● WRITTEN INSTRUCTION: Set aside the pictures and output only the lines from the one containing "Clone this chart in matplotlib." up to and including the one containing "ax = fig.add_axes([ax_left".
== INPUT FOR THIS TASK
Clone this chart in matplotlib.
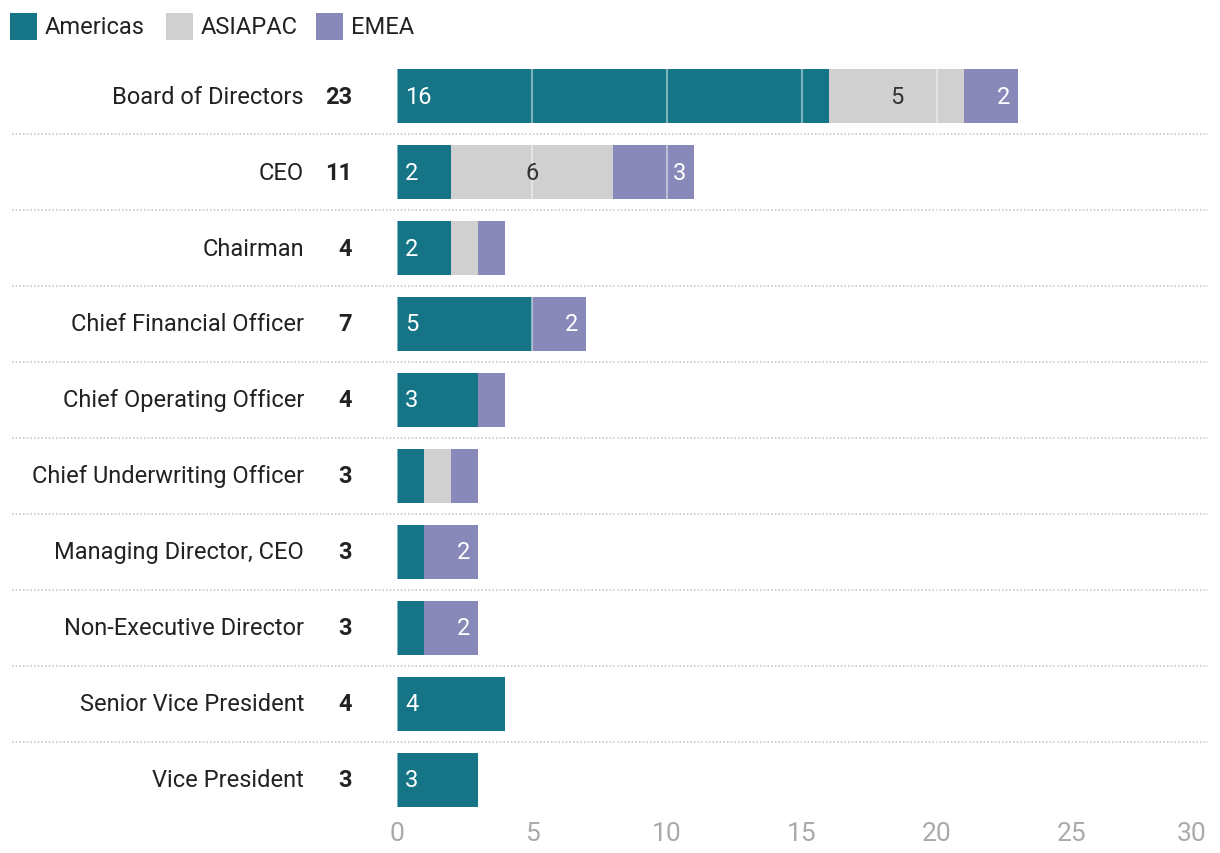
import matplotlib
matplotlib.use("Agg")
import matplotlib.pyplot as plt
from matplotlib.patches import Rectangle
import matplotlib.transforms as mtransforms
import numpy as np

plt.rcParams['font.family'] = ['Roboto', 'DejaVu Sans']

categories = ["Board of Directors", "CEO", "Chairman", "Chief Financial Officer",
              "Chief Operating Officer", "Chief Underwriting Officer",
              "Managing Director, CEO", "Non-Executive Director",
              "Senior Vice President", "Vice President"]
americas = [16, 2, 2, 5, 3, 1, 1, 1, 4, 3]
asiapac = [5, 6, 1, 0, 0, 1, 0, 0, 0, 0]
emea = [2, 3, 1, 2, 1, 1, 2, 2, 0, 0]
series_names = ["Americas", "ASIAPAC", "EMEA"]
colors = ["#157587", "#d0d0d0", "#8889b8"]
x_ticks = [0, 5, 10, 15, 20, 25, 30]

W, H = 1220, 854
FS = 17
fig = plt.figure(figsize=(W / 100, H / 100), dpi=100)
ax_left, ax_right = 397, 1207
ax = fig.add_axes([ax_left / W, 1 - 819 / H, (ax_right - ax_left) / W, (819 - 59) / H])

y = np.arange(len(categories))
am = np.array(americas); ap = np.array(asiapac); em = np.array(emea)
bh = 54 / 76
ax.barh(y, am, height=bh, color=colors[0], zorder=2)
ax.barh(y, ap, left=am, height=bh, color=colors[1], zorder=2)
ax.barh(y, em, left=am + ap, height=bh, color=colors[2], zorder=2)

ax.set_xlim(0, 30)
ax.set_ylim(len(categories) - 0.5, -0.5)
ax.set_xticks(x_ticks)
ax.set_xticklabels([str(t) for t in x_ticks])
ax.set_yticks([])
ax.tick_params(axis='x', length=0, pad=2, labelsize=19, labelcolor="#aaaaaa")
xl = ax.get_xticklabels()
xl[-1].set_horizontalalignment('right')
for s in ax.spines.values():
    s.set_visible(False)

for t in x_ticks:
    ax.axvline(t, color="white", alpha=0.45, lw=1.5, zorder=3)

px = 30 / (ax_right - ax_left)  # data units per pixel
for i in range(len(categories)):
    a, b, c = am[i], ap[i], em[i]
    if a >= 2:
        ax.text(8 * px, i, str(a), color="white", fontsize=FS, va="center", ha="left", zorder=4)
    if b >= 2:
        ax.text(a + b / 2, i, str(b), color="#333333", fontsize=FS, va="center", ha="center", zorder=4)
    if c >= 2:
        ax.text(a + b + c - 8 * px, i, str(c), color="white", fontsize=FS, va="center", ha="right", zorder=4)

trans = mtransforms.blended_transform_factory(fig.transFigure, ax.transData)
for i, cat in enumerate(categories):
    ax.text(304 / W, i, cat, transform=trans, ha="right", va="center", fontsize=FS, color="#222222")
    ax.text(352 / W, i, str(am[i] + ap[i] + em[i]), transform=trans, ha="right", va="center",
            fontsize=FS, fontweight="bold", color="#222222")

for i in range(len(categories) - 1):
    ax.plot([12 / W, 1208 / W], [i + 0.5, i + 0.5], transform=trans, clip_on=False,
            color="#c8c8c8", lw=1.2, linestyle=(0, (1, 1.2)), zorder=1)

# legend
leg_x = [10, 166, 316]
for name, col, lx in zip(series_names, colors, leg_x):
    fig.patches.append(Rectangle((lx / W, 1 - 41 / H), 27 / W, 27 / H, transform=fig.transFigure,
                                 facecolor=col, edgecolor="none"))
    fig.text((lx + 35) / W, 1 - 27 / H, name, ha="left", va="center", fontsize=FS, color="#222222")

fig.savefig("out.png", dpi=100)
====
== INPUT FOR THIS TASK
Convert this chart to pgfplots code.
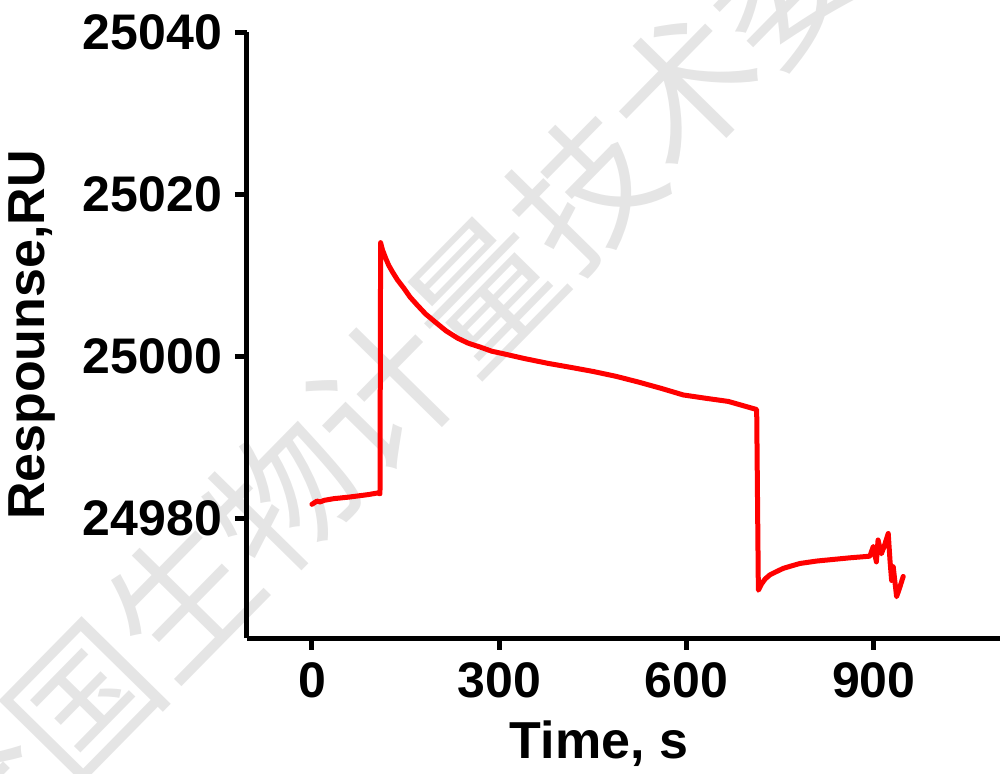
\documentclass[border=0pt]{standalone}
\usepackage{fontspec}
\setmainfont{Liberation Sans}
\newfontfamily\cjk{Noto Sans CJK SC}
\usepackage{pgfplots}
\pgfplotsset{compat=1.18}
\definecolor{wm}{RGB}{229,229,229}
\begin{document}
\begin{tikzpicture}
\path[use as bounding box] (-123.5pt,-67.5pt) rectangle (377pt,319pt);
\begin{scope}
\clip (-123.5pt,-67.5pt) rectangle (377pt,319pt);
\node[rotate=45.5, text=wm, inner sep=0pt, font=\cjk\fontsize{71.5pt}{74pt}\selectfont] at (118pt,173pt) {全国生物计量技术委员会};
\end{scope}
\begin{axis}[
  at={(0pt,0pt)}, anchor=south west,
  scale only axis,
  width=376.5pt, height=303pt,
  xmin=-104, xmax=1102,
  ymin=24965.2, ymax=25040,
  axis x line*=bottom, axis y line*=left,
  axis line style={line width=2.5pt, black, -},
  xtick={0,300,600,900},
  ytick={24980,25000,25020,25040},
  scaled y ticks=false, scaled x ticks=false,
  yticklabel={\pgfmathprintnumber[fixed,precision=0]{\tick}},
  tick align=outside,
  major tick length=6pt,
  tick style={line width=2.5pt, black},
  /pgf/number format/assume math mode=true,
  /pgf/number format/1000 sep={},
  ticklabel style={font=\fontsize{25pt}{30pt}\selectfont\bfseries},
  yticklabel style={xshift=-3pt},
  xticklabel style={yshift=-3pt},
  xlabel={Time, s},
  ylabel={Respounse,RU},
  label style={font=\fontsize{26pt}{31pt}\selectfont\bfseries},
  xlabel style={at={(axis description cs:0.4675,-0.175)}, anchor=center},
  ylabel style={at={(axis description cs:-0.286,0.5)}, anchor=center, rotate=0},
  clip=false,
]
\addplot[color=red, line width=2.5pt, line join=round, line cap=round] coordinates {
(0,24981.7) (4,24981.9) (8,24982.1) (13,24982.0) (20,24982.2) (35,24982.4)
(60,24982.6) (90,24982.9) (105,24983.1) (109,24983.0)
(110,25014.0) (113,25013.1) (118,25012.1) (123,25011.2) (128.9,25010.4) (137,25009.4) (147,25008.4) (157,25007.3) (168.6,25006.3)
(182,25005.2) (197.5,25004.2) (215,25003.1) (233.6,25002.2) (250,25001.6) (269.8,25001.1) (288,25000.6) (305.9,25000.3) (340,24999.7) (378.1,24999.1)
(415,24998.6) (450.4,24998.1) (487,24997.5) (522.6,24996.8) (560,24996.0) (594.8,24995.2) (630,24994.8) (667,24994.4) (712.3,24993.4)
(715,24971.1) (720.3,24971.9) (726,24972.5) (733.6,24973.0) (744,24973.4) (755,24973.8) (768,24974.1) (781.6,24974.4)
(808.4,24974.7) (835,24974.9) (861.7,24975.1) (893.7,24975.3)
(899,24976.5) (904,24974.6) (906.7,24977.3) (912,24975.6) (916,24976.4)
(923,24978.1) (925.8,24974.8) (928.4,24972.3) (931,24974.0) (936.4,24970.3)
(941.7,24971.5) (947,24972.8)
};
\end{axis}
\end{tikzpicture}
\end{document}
====
== INPUT FOR THIS TASK
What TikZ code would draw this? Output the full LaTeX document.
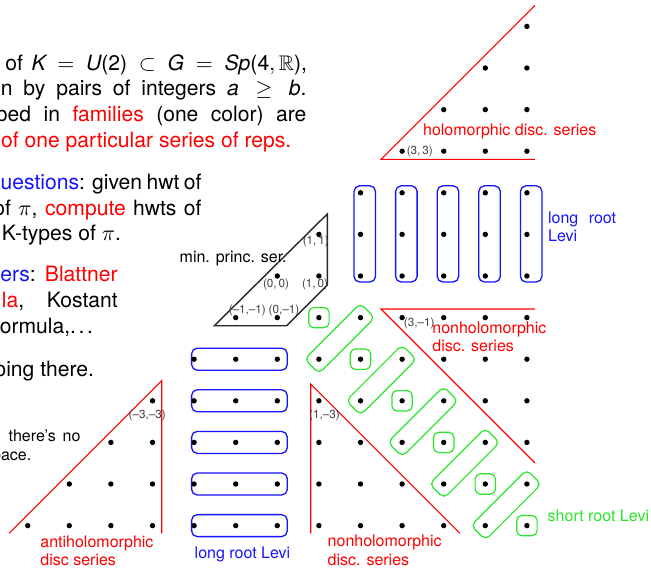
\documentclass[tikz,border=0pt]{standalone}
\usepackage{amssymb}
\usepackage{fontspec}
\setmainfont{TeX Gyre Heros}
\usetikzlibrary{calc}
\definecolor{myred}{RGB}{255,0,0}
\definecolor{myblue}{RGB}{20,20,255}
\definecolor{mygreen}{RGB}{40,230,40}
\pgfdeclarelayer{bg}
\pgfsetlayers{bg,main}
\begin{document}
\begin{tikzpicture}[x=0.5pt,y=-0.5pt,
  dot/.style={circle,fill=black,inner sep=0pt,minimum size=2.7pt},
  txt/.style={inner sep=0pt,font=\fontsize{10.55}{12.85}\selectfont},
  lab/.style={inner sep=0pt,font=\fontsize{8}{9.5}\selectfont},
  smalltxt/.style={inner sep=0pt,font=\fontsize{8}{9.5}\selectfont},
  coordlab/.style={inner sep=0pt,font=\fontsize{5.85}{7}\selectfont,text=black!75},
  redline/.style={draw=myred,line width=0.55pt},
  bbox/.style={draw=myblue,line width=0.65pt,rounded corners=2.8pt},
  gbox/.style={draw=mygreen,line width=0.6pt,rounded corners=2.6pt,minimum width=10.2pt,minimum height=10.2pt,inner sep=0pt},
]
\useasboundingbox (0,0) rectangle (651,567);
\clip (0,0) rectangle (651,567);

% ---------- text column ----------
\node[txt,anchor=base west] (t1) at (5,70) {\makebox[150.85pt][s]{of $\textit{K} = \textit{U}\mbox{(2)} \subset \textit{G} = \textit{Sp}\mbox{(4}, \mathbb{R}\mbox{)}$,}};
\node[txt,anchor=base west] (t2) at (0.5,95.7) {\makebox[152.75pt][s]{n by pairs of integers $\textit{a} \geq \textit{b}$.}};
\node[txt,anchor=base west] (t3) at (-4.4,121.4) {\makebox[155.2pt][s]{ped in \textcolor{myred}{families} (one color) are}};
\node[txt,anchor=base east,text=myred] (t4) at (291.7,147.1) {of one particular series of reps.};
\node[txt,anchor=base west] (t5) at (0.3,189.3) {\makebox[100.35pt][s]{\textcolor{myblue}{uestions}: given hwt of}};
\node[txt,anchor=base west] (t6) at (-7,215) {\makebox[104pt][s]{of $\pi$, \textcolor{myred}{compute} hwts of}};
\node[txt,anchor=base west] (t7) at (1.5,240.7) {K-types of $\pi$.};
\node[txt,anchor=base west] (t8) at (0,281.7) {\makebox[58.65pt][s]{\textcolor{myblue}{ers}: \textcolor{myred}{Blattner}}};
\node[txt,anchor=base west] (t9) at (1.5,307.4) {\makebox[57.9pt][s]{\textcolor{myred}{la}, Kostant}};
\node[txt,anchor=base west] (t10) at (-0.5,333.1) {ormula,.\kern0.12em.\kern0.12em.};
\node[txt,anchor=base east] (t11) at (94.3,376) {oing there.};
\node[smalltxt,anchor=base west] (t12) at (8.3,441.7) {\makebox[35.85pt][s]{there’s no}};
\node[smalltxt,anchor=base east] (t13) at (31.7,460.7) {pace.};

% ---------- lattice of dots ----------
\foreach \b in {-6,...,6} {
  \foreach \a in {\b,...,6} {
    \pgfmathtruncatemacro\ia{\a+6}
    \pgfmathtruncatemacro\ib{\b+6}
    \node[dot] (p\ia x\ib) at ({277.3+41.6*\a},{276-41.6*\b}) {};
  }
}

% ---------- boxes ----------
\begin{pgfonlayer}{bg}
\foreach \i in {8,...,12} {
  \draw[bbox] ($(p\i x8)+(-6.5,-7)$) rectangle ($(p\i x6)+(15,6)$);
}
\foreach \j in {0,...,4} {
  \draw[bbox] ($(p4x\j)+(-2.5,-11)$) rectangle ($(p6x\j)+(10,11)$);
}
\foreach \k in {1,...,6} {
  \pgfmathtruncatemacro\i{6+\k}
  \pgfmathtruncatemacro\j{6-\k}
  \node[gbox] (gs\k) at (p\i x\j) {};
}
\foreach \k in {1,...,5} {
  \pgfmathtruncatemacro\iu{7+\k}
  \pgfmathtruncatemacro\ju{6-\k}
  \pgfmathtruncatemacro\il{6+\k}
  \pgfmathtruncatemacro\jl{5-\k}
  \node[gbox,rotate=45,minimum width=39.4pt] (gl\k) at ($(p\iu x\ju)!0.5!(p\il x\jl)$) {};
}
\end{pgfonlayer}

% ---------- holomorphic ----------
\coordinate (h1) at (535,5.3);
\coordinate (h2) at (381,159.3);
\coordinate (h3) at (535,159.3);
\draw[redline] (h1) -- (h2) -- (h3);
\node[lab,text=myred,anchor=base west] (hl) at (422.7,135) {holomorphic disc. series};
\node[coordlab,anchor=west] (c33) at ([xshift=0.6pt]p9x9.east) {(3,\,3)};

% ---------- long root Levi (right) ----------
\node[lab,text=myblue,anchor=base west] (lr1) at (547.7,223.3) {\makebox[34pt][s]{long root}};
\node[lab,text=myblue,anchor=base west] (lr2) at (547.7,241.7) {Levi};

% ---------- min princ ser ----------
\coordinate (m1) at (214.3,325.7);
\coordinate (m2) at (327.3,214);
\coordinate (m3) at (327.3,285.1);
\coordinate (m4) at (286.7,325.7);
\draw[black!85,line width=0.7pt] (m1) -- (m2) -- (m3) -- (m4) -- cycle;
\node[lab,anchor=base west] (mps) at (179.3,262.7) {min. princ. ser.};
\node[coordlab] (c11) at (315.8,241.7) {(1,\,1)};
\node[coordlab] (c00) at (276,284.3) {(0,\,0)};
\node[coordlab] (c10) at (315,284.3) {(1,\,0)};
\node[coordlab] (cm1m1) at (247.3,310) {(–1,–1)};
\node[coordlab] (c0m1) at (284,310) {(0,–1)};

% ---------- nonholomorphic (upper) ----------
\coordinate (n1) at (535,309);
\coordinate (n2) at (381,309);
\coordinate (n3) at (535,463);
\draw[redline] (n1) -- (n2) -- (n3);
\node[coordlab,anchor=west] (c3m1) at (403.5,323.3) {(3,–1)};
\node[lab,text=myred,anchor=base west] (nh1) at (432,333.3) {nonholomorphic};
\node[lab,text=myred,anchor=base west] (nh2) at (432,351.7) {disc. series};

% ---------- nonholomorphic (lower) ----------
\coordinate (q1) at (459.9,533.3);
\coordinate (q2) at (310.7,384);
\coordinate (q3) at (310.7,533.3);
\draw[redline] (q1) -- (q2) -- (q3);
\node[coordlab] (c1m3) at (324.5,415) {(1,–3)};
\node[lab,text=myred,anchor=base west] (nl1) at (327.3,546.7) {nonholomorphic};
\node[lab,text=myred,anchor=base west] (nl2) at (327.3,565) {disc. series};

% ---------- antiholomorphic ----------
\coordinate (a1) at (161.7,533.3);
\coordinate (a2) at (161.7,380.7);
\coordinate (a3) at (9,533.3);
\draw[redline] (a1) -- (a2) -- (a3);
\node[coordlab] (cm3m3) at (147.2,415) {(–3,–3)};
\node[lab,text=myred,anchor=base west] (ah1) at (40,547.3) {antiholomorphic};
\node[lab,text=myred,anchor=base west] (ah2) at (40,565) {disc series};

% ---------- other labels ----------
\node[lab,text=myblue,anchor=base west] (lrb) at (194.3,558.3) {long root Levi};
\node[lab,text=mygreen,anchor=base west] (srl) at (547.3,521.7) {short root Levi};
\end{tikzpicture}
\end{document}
====
● OUTPUT:
Clone this chart in matplotlib.
import matplotlib
matplotlib.use("Agg")
import matplotlib.pyplot as plt
from matplotlib.patches import Rectangle
import matplotlib.transforms as mtransforms
import numpy as np

plt.rcParams['font.family'] = ['Roboto', 'DejaVu Sans']

categories = ["Board of Directors", "CEO", "Chairman", "Chief Financial Officer",
              "Chief Operating Officer", "Chief Underwriting Officer",
              "Managing Director, CEO", "Non-Executive Director",
              "Senior Vice President", "Vice President"]
americas = [16, 2, 2, 5, 3, 1, 1, 1, 4, 3]
asiapac = [5, 6, 1, 0, 0, 1, 0, 0, 0, 0]
emea = [2, 3, 1, 2, 1, 1, 2, 2, 0, 0]
series_names = ["Americas", "ASIAPAC", "EMEA"]
colors = ["#157587", "#d0d0d0", "#8889b8"]
x_ticks = [0, 5, 10, 15, 20, 25, 30]

W, H = 1220, 854
FS = 17
fig = plt.figure(figsize=(W / 100, H / 100), dpi=100)
ax_left, ax_right = 397, 1207
ax = fig.add_axes([ax_left / W, 1 - 819 / H, (ax_right - ax_left) / W, (819 - 59) / H])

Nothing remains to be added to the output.